● What you will do: Every line below must be reproduced exactly. Copy them all.

● Raw data:
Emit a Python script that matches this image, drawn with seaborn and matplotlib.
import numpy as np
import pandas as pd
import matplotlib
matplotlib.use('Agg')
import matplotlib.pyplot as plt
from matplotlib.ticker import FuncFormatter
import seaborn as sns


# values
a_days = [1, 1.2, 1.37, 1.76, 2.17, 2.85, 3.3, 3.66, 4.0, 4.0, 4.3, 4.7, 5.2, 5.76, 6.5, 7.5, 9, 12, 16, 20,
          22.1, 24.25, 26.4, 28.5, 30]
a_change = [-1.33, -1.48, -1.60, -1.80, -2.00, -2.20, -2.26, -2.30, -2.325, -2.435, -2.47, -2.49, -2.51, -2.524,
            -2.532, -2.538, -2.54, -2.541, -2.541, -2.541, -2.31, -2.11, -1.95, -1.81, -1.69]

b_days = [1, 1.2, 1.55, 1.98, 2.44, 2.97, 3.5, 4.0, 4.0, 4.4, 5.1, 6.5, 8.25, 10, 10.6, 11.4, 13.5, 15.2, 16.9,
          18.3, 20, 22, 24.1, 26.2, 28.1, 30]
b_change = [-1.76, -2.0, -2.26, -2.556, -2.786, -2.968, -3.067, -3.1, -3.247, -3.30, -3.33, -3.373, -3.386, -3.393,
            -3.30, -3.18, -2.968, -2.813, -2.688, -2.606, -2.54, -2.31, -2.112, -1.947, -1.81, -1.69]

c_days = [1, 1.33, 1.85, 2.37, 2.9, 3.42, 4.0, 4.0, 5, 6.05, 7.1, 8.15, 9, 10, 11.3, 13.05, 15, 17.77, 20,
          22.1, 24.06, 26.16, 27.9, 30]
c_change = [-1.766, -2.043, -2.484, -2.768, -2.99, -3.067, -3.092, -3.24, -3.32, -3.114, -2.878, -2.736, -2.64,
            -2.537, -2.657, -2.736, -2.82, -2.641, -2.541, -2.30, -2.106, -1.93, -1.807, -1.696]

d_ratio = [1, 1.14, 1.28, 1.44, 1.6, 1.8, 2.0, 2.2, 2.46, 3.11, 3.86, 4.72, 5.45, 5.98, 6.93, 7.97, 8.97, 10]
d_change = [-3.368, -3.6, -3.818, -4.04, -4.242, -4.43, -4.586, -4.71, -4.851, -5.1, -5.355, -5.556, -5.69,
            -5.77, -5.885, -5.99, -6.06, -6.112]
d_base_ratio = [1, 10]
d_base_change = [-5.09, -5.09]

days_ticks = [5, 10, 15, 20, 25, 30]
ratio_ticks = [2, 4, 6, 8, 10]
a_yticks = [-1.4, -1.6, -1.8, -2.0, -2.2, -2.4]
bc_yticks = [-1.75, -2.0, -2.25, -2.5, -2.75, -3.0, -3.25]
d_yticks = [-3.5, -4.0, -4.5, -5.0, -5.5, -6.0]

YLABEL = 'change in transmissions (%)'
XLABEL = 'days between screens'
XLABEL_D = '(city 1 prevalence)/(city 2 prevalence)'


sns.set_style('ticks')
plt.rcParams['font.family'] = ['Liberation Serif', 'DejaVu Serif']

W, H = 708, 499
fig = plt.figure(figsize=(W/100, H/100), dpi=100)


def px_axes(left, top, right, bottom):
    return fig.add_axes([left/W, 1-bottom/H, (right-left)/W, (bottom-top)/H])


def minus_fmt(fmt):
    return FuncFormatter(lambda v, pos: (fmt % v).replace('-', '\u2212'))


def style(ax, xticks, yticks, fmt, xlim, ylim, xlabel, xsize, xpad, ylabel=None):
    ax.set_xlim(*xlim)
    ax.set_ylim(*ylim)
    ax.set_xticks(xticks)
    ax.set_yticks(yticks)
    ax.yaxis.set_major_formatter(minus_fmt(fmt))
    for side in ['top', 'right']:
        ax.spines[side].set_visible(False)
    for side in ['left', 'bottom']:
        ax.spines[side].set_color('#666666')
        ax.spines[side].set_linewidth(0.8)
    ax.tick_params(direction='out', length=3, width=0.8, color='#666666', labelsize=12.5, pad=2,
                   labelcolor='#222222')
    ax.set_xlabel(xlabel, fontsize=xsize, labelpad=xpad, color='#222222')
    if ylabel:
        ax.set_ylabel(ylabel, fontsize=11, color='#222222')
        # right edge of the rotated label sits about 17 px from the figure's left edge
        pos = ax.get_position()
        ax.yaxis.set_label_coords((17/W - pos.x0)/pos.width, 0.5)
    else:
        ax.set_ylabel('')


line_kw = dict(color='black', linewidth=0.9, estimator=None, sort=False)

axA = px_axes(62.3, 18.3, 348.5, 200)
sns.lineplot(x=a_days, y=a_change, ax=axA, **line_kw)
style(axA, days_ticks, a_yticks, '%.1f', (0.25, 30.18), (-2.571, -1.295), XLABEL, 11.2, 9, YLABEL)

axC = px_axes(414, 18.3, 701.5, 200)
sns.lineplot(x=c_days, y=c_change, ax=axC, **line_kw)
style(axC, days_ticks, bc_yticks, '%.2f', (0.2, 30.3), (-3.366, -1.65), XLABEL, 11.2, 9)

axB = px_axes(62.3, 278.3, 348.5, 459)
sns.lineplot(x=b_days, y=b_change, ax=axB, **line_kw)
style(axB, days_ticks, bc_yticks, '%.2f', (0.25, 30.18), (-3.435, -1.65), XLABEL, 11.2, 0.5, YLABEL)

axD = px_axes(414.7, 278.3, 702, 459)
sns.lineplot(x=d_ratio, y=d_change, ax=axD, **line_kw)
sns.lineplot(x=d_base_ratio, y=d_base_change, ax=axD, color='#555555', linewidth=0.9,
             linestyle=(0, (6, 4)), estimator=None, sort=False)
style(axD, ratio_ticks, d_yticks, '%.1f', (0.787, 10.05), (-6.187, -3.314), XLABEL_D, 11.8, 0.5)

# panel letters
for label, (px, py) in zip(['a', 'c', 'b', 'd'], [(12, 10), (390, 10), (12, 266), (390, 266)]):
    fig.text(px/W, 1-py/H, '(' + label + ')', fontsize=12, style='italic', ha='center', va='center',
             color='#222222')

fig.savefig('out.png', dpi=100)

● Solution to the exercise:
Emit a Python script that matches this image, drawn with seaborn and matplotlib.
import numpy as np
import pandas as pd
import matplotlib
matplotlib.use('Agg')
import matplotlib.pyplot as plt
from matplotlib.ticker import FuncFormatter
import seaborn as sns


# values
a_days = [1, 1.2, 1.37, 1.76, 2.17, 2.85, 3.3, 3.66, 4.0, 4.0, 4.3, 4.7, 5.2, 5.76, 6.5, 7.5, 9, 12, 16, 20,
          22.1, 24.25, 26.4, 28.5, 30]
a_change = [-1.33, -1.48, -1.60, -1.80, -2.00, -2.20, -2.26, -2.30, -2.325, -2.435, -2.47, -2.49, -2.51, -2.524,
            -2.532, -2.538, -2.54, -2.541, -2.541, -2.541, -2.31, -2.11, -1.95, -1.81, -1.69]

b_days = [1, 1.2, 1.55, 1.98, 2.44, 2.97, 3.5, 4.0, 4.0, 4.4, 5.1, 6.5, 8.25, 10, 10.6, 11.4, 13.5, 15.2, 16.9,
          18.3, 20, 22, 24.1, 26.2, 28.1, 30]
b_change = [-1.76, -2.0, -2.26, -2.556, -2.786, -2.968, -3.067, -3.1, -3.247, -3.30, -3.33, -3.373, -3.386, -3.393,
            -3.30, -3.18, -2.968, -2.813, -2.688, -2.606, -2.54, -2.31, -2.112, -1.947, -1.81, -1.69]

c_days = [1, 1.33, 1.85, 2.37, 2.9, 3.42, 4.0, 4.0, 5, 6.05, 7.1, 8.15, 9, 10, 11.3, 13.05, 15, 17.77, 20,
          22.1, 24.06, 26.16, 27.9, 30]
c_change = [-1.766, -2.043, -2.484, -2.768, -2.99, -3.067, -3.092, -3.24, -3.32, -3.114, -2.878, -2.736, -2.64,
            -2.537, -2.657, -2.736, -2.82, -2.641, -2.541, -2.30, -2.106, -1.93, -1.807, -1.696]

d_ratio = [1, 1.14, 1.28, 1.44, 1.6, 1.8, 2.0, 2.2, 2.46, 3.11, 3.86, 4.72, 5.45, 5.98, 6.93, 7.97, 8.97, 10]
d_change = [-3.368, -3.6, -3.818, -4.04, -4.242, -4.43, -4.586, -4.71, -4.851, -5.1, -5.355, -5.556, -5.69,
            -5.77, -5.885, -5.99, -6.06, -6.112]
d_base_ratio = [1, 10]
d_base_change = [-5.09, -5.09]

days_ticks = [5, 10, 15, 20, 25, 30]
ratio_ticks = [2, 4, 6, 8, 10]
a_yticks = [-1.4, -1.6, -1.8, -2.0, -2.2, -2.4]
bc_yticks = [-1.75, -2.0, -2.25, -2.5, -2.75, -3.0, -3.25]
d_yticks = [-3.5, -4.0, -4.5, -5.0, -5.5, -6.0]

YLABEL = 'change in transmissions (%)'
XLABEL = 'days between screens'
XLABEL_D = '(city 1 prevalence)/(city 2 prevalence)'


sns.set_style('ticks')
plt.rcParams['font.family'] = ['Liberation Serif', 'DejaVu Serif']

W, H = 708, 499
fig = plt.figure(figsize=(W/100, H/100), dpi=100)


def px_axes(left, top, right, bottom):
    return fig.add_axes([left/W, 1-bottom/H, (right-left)/W, (bottom-top)/H])


def minus_fmt(fmt):
    return FuncFormatter(lambda v, pos: (fmt % v).replace('-', '\u2212'))


def style(ax, xticks, yticks, fmt, xlim, ylim, xlabel, xsize, xpad, ylabel=None):
    ax.set_xlim(*xlim)
    ax.set_ylim(*ylim)
    ax.set_xticks(xticks)
    ax.set_yticks(yticks)
    ax.yaxis.set_major_formatter(minus_fmt(fmt))
    for side in ['top', 'right']:
        ax.spines[side].set_visible(False)
    for side in ['left', 'bottom']:
        ax.spines[side].set_color('#666666')
        ax.spines[side].set_linewidth(0.8)
    ax.tick_params(direction='out', length=3, width=0.8, color='#666666', labelsize=12.5, pad=2,
                   labelcolor='#222222')
    ax.set_xlabel(xlabel, fontsize=xsize, labelpad=xpad, color='#222222')
    if ylabel:
        ax.set_ylabel(ylabel, fontsize=11, color='#222222')
        # right edge of the rotated label sits about 17 px from the figure's left edge
        pos = ax.get_position()
        ax.yaxis.set_label_coords((17/W - pos.x0)/pos.width, 0.5)
    else:
        ax.set_ylabel('')


line_kw = dict(color='black', linewidth=0.9, estimator=None, sort=False)

axA = px_axes(62.3, 18.3, 348.5, 200)
sns.lineplot(x=a_days, y=a_change, ax=axA, **line_kw)
style(axA, days_ticks, a_yticks, '%.1f', (0.25, 30.18), (-2.571, -1.295), XLABEL, 11.2, 9, YLABEL)

axC = px_axes(414, 18.3, 701.5, 200)
sns.lineplot(x=c_days, y=c_change, ax=axC, **line_kw)
style(axC, days_ticks, bc_yticks, '%.2f', (0.2, 30.3), (-3.366, -1.65), XLABEL, 11.2, 9)

axB = px_axes(62.3, 278.3, 348.5, 459)
sns.lineplot(x=b_days, y=b_change, ax=axB, **line_kw)
style(axB, days_ticks, bc_yticks, '%.2f', (0.25, 30.18), (-3.435, -1.65), XLABEL, 11.2, 0.5, YLABEL)

axD = px_axes(414.7, 278.3, 702, 459)
sns.lineplot(x=d_ratio, y=d_change, ax=axD, **line_kw)
sns.lineplot(x=d_base_ratio, y=d_base_change, ax=axD, color='#555555', linewidth=0.9,
             linestyle=(0, (6, 4)), estimator=None, sort=False)
style(axD, ratio_ticks, d_yticks, '%.1f', (0.787, 10.05), (-6.187, -3.314), XLABEL_D, 11.8, 0.5)

# panel letters
for label, (px, py) in zip(['a', 'c', 'b', 'd'], [(12, 10), (390, 10), (12, 266), (390, 266)]):
    fig.text(px/W, 1-py/H, '(' + label + ')', fontsize=12, style='italic', ha='center', va='center',
             color='#222222')

fig.savefig('out.png', dpi=100)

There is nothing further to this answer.